Sigamos: ¿Quién puede explicar que en 8 años nadie (ni provincia ni Nación) haya querido resolver la finalización de una escuela secundaria en un barrio tan necesitado como Cabín 9 y sí, en pocos meses, acondicionar la ciudad con una millonaria inversión para que arranque el Dakar?
No todo queda en lo local ni limitado a las acciones del Ejecutivo. De hecho, es vergonzosa la actitud de los senadores provinciales santafesinos que dejan dormir un proyecto de ley que ya tiene media sanción y penaliza con la quita del subsidio del cargo a los colegios privados que echan a sus educadores sin causa. ¿Acaso tienen mayor compromiso con los representantes legales de las instituciones privadas que con la educación provincial? ¿Cuántos programas “Vuelvo a estudiar” más harán falta mientras se siga postergando la atención a las escuelas de los barrios?

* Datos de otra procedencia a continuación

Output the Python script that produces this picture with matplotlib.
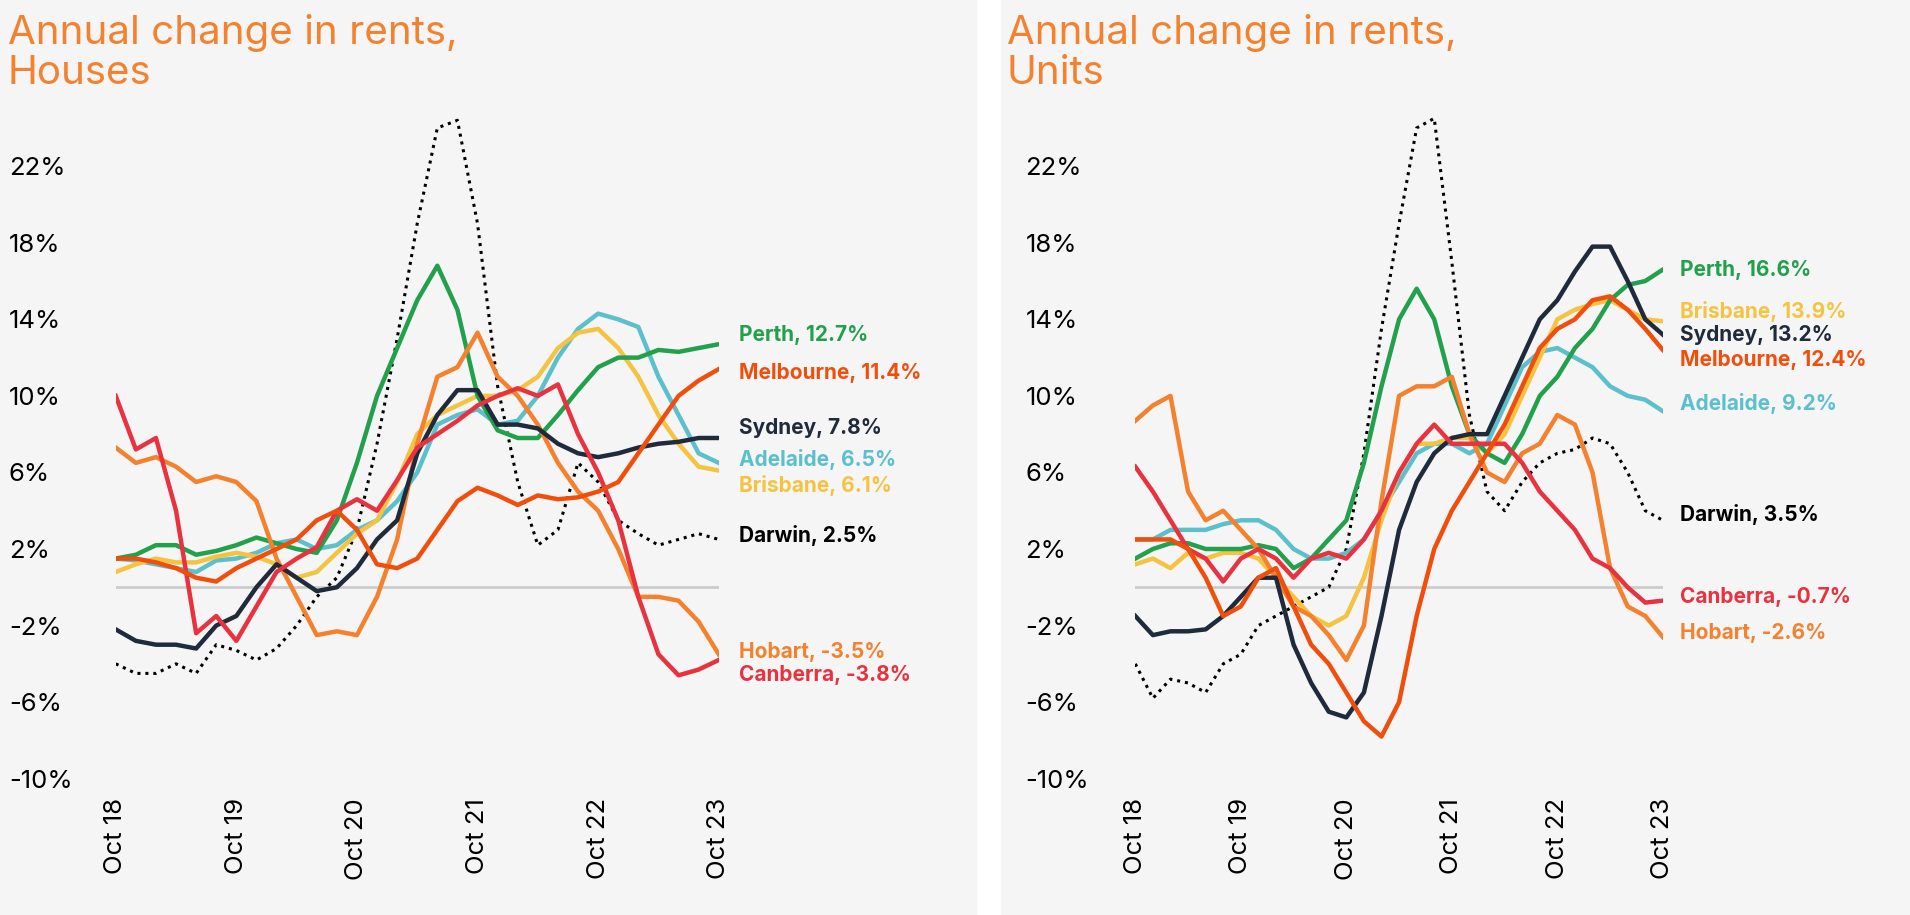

En noviembre pasado, y durante la presentación de la agrupación sindical “Simón Rodríguez”, el pedagogo Pablo Imen hacía al interior de su “gremio”, el de los cientistas de la educación, esta interesante autocrítica: “Nosotros pasamos 5 o 6 años en la facultad, visitamos dos o tres escuelas y después nos convocan a ocupar funciones en los ministerios, para decirles a los maestros lo que tienen que hacer. Algo no está bien”.
Y algo más: con una claridad propia de quien es capaz de reflexionar sobre su propia práctica y tiene calle en su oficio, pidió también superar esos conocidos estados de catarsis para no paralizarse en los relatos, más bien aprovechar los espacios (los que sean) que se abran o ganen al Estado y de manera urgente buscar soluciones en común, con una mirada solidaria y colectiva.
Es que, después de todo, nada en educación se hace en soledad.